According to the ruling, three other suspects in the case, Hadi Albokhnafar Nejad, Sami Jadmavi Nejad, and Shahab Abbasi, were sentenced to exile in Ardebil. None of the seven men had prior criminal records.
Regarding the charges the Ahvazi men face, Karim Dahimi told the Campaign, “Their only activities were peaceful protests against confiscation of agricultural land for use for regime projects, which took place in Shadegan a few years ago. But the court accused them of moharebeh and corruption on earth through armed uprising and acting against national security and establishing an anti-revolutionary organization, which does not even exist and the suspects have denied in court.”
“All suspects refuted and denied their charges in Branch One, but the judge told them that it’s normal for suspects to deny their charges, and he did not pay any attention to the defense offered by their lawyers,” he added.
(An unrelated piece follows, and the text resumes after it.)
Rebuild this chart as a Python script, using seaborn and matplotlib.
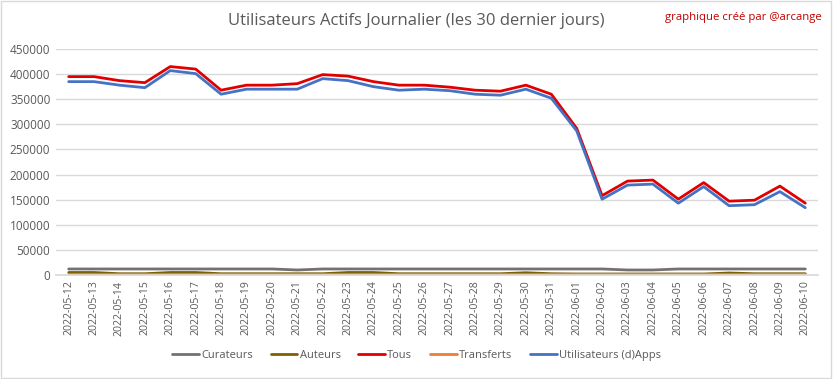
import pandas as pd
import matplotlib.pyplot as plt
import seaborn as sns
from matplotlib.patches import Rectangle

sns.set_theme(style="whitegrid")
plt.rcParams['font.family'] = ['Open Sans', 'DejaVu Sans']

dates = ["2022-05-12", "2022-05-13", "2022-05-14", "2022-05-15", "2022-05-16",
         "2022-05-17", "2022-05-18", "2022-05-19", "2022-05-20", "2022-05-21",
         "2022-05-22", "2022-05-23", "2022-05-24", "2022-05-25", "2022-05-26",
         "2022-05-27", "2022-05-28", "2022-05-29", "2022-05-30", "2022-05-31",
         "2022-06-01", "2022-06-02", "2022-06-03", "2022-06-04", "2022-06-05",
         "2022-06-06", "2022-06-07", "2022-06-08", "2022-06-09", "2022-06-10"]

curateurs = [12000, 12000, 12000, 12000, 12000, 12000, 12000, 12000, 12000, 10000,
             12000, 12000, 12000, 12000, 12000, 12000, 12000, 12000, 12000, 12000,
             12000, 12000, 10000, 10000, 12000, 12000, 12000, 12000, 12000, 12000]
auteurs = [5000, 5000, 2500, 2500, 5000, 5000, 2500, 2500, 2500, 2500,
           2500, 5000, 5000, 2500, 2500, 2500, 2500, 2500, 4500, 2500,
           2000, 2000, 2000, 2000, 2000, 2000, 4000, 2500, 2500, 2500]
tous = [395000, 395000, 387000, 383000, 415000, 410000, 368000, 378000, 378000, 381000,
        399000, 396000, 385000, 378000, 378000, 374000, 368000, 366000, 378000, 360000,
        292000, 158000, 187000, 189000, 151000, 184000, 147000, 149000, 177000, 143000]
transferts = [2000] * 30
apps = [385000, 385000, 378000, 373000, 407000, 401000, 360000, 370000, 370000, 370000,
        391000, 387000, 375000, 368000, 370000, 367000, 360000, 358000, 370000, 352000,
        287000, 151000, 179000, 181000, 143000, 176000, 138000, 140000, 166000, 134000]

series = {
    "Curateurs": curateurs,
    "Auteurs": auteurs,
    "Tous": tous,
    "Transferts": transferts,
    "Utilisateurs (d)Apps": apps,
}
colors = {
    "Curateurs": "#767171",
    "Auteurs": "#7f6000",
    "Tous": "#e00000",
    "Transferts": "#ed7d31",
    "Utilisateurs (d)Apps": "#4472c4",
}

rows = []
for name, vals in series.items():
    for i, v in enumerate(vals):
        rows.append({"idx": i, "value": v, "serie": name})
df = pd.DataFrame(rows)

fig = plt.figure(figsize=(8.33, 3.79), dpi=100)
ax = fig.add_axes([0.0672, 0.2744, 0.9148, 0.5963])

sns.lineplot(data=df, x="idx", y="value", hue="serie", palette=colors,
             hue_order=list(series.keys()), linewidth=2, ax=ax, legend=True)

ax.set_xlim(-0.5, 29.5)
ax.set_ylim(0, 450000)
ax.set_yticks(range(0, 450001, 50000))
ax.set_yticklabels([str(v) for v in range(0, 450001, 50000)], fontsize=8.5, color="#595959")
ax.set_xticks(range(30))
ax.set_xticklabels(dates, rotation=90, fontsize=7.6, color="#595959")
ax.tick_params(axis="both", length=0, pad=4)
ax.set_xlabel("")
ax.set_ylabel("")
ax.grid(axis="x", visible=False)
ax.grid(axis="y", color="#d9d9d9", linewidth=1)
for s in ["left", "right", "top"]:
    ax.spines[s].set_visible(False)
ax.spines["bottom"].set_color("#d9d9d9")

handles, labels = ax.get_legend_handles_labels()
ax.get_legend().remove()
fig.legend(handles, labels, loc="center", bbox_to_anchor=(0.5, 0.063), ncol=5,
           frameon=False, fontsize=8, handlelength=2.4, handletextpad=0.2,
           columnspacing=1.6, labelcolor="#595959")

fig.text(0.5, 0.945, "Utilisateurs Actifs Journalier (les 30 dernier jours)",
         ha="center", va="center", fontsize=12, color="#595959")
fig.text(0.987, 0.955, "graphique créé par @arcange", ha="right", va="center",
         fontsize=8.2, color="#c00000")

fig.patches.append(Rectangle((0.001, 0.002), 0.997, 0.995, transform=fig.transFigure,
                             fill=False, edgecolor="#d9d9d9", linewidth=1))

fig.savefig("out.png", dpi=100)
“They only found one gun during the search of one of the suspects’ home, and this was used as justification for such accusations against them. Owning a hunting rifle at home is a normal thing for our region. We use guns in our wedding ceremonies and our funeral services. Our region was also involved in an eight-year war and it is normal for guns to exist around here…. Ali Motayari, a Khuzestan Province arms expert, has said that no bullets from that gun have been shot to any government organizations or military units, no one has been murdered by that gun, and the arms expert’s report was included in the defense of the suspects and their lawyers. However, the Intelligence interrogators pressured the court to replace the expert with someone else who would testify that the gun had been used,” the source told the Campaign.
In recent days, the Campaign has received a copy of a letter from the four prisoners on death row, written in Arabic, in which they speak of their torture and the way they were forced to confess, and ask human rights activists to help stop their execution. “After three years in a state of limbo inside the Intelligence Ministry detention centers, our trial court was convened in 2012. In all, it didn’t last more than 2.5 hours and without being able to defend ourselves, we were sentenced to death on charges of armed actions, enmity with God, and corruption on earth,” the prisoners say in a part of their letter.
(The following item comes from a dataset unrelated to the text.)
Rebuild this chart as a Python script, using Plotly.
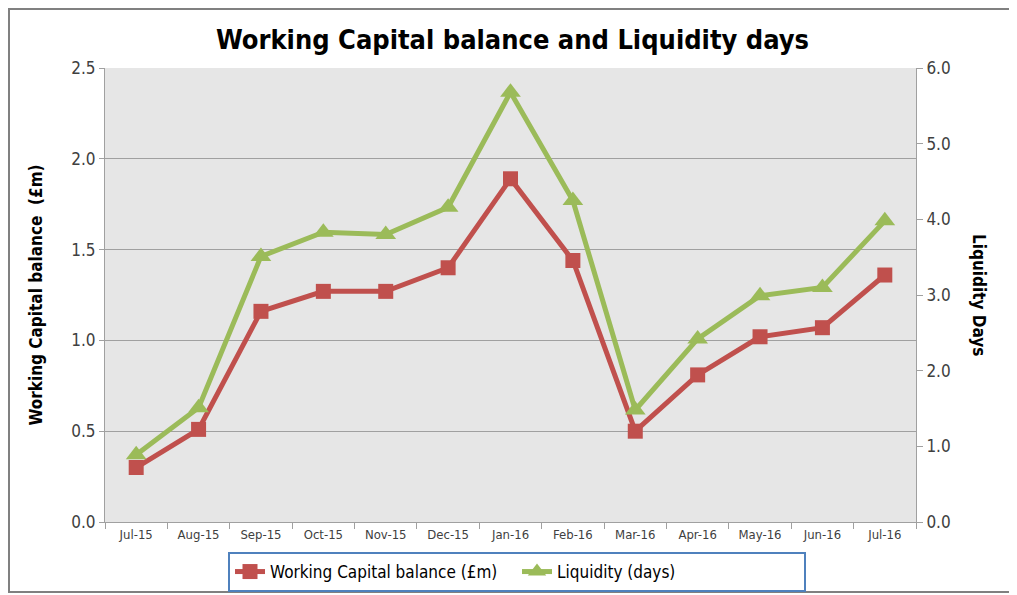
import plotly.graph_objects as go

months = ['Jul-15', 'Aug-15', 'Sep-15', 'Oct-15', 'Nov-15', 'Dec-15', 'Jan-16',
          'Feb-16', 'Mar-16', 'Apr-16', 'May-16', 'Jun-16', 'Jul-16']
wc_balance = [0.30, 0.51, 1.16, 1.27, 1.27, 1.40, 1.89, 1.44, 0.50, 0.81, 1.02, 1.07, 1.36]
liquidity_days = [0.89, 1.51, 3.51, 3.83, 3.80, 4.16, 5.68, 4.25, 1.48, 2.42, 2.99, 3.10, 3.98]

RED = '#c0504d'
GREEN = '#9bbb59'
TXT = '#404040'
FONT = 'DejaVu Sans Condensed'

# page body has an 8px margin, so the figure is drawn 8px smaller and offset
OFF = 8
W, H = 1017 - OFF, 595 - OFF
L, R, T, B = 105 - OFF, 101, 68 - OFF, 73
pw, ph = W - L - R, H - T - B


def px(x):
    return (x - OFF - L) / pw


def py(y):
    return (H - B - (y - OFF)) / ph


fig = go.Figure()

fig.add_trace(go.Scatter(
    x=months, y=wc_balance, name='Working Capital balance (£m)',
    mode='lines+markers',
    line=dict(color=RED, width=5),
    marker=dict(symbol='square', size=15, color=RED),
))

fig.add_trace(go.Scatter(
    x=months, y=liquidity_days, name='Liquidity (days)', yaxis='y2',
    mode='lines+markers',
    line=dict(color=GREEN, width=5),
    marker=dict(symbol='triangle-up', size=18, color=GREEN),
))

fig.update_layout(
    width=W, height=H,
    margin=dict(l=L, r=R, t=T, b=B, autoexpand=False),
    paper_bgcolor='white',
    plot_bgcolor='#e6e6e6',
    font=dict(family=FONT, color=TXT),
    title=dict(text='<b>Working Capital balance and Liquidity days</b>',
               x=0.5, xanchor='center', y=1 - (40 - OFF) / H, yanchor='middle',
               font=dict(size=27, color='black', family=FONT)),
    xaxis=dict(
        type='category', tickson='boundaries', ticks='outside', ticklen=6,
        tickcolor='#a0a0a0', showline=True, linecolor='#a0a0a0', linewidth=1,
        showgrid=False, tickfont=dict(size=13, color=TXT),
        range=[-0.5, 12.5], automargin=False,
    ),
    yaxis=dict(
        range=[0, 2.5], dtick=0.5, tickformat='.1f',
        showgrid=True, gridcolor='#a0a0a0', gridwidth=1,
        showline=True, linecolor='#a0a0a0', ticks='outside', ticklen=5,
        tickcolor='#a0a0a0', zeroline=False, automargin=False,
        tickfont=dict(size=17, color=TXT),
        title=dict(text='<b>Working Capital balance  (£m)</b>',
                   font=dict(size=17, color='black'), standoff=24),
    ),
    yaxis2=dict(
        range=[0, 6.0], dtick=1.0, tickformat='.1f', overlaying='y', side='right',
        showgrid=False, showline=True, linecolor='#a0a0a0', ticks='outside',
        ticklen=6, tickcolor='#a0a0a0', zeroline=False, automargin=False,
        tickfont=dict(size=17, color=TXT),
    ),
    legend=dict(
        orientation='h', x=px(517), xanchor='center', y=py(572), yanchor='middle',
        bordercolor='#4f81bd', borderwidth=2, bgcolor='white',
        font=dict(size=17, color='black'),
        entrywidth=242, entrywidthmode='pixels',
        tracegroupgap=0, itemwidth=30,
    ),
    showlegend=True,
    shapes=[dict(type='rect', xref='paper', yref='paper',
                 x0=px(9), x1=px(1011), y0=py(592), y1=py(9),
                 line=dict(color='#808080', width=2), layer='below')],
    annotations=[dict(text='<b>Liquidity Days</b>', textangle=90,
                      xref='paper', yref='paper', x=px(991), y=py(295),
                      showarrow=False, font=dict(size=17, color='black'))],
)

fig.write_html('out.html')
“I, Ghazi Abbasi, a resident of Fallahieh [Shadegan], was arrested on August 23, 2009. During my 11 months inside the Intelligence Office Detention Center, I was charged with numerous charges. I was subjected to various physical and psychological tortures during this time, and scars of this torture remain on my body to this day,” said Ghazi Abbasi, one of the four prisoners on death row.
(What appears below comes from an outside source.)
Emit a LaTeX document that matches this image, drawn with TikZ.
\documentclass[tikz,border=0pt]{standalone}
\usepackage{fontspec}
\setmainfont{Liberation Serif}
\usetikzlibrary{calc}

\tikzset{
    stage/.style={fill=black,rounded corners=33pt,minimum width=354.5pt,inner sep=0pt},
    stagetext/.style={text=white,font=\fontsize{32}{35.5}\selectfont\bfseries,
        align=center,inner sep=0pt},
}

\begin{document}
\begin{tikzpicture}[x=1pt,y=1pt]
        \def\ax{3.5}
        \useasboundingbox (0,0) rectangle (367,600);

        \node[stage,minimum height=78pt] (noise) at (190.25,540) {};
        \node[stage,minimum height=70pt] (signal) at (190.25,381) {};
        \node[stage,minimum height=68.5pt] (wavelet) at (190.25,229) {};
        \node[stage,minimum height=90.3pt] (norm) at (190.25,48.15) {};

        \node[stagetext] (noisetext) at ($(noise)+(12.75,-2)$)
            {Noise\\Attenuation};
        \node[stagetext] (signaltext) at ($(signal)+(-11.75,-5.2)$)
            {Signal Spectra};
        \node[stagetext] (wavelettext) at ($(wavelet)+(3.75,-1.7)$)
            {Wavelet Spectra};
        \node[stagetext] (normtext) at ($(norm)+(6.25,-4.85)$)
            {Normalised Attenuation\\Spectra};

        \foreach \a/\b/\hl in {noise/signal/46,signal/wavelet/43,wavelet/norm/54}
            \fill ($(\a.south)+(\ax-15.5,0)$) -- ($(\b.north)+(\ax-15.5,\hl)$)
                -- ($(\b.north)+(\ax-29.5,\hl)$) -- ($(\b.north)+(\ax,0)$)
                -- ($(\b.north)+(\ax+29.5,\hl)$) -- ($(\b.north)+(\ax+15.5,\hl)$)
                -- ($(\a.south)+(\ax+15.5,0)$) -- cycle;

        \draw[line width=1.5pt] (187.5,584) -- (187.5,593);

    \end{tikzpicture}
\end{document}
“During this time, and for two whole years, I was deprived of any type of contact or visits with my family. In order to create psychological pressure for me, they arrested my brothers. One of them, my brother Shahab, a conscript, was brought to the Intelligence Detention Center, where he suffered various illnesses and psychological problems, and they later transferred him to Sepidar Prison. They used different torture methods on me and my brother, and even with all the despicable torture methods the Intelligence Office used on us, they were unable to force me to accept the accusations leveled against me,” Ghazi Abbasi wrote in another part of the letter.
“About four years since our arrest, our trial was like a Hitchcock thriller that lasted only one hour. We refused our charges and they did not ask us to provide any explanations [defense], but most regrettably, they issued the rulings unfairly, sentencing me and three of my friends to death, and my brother Shahb and some young people to faraway places,” he wrote.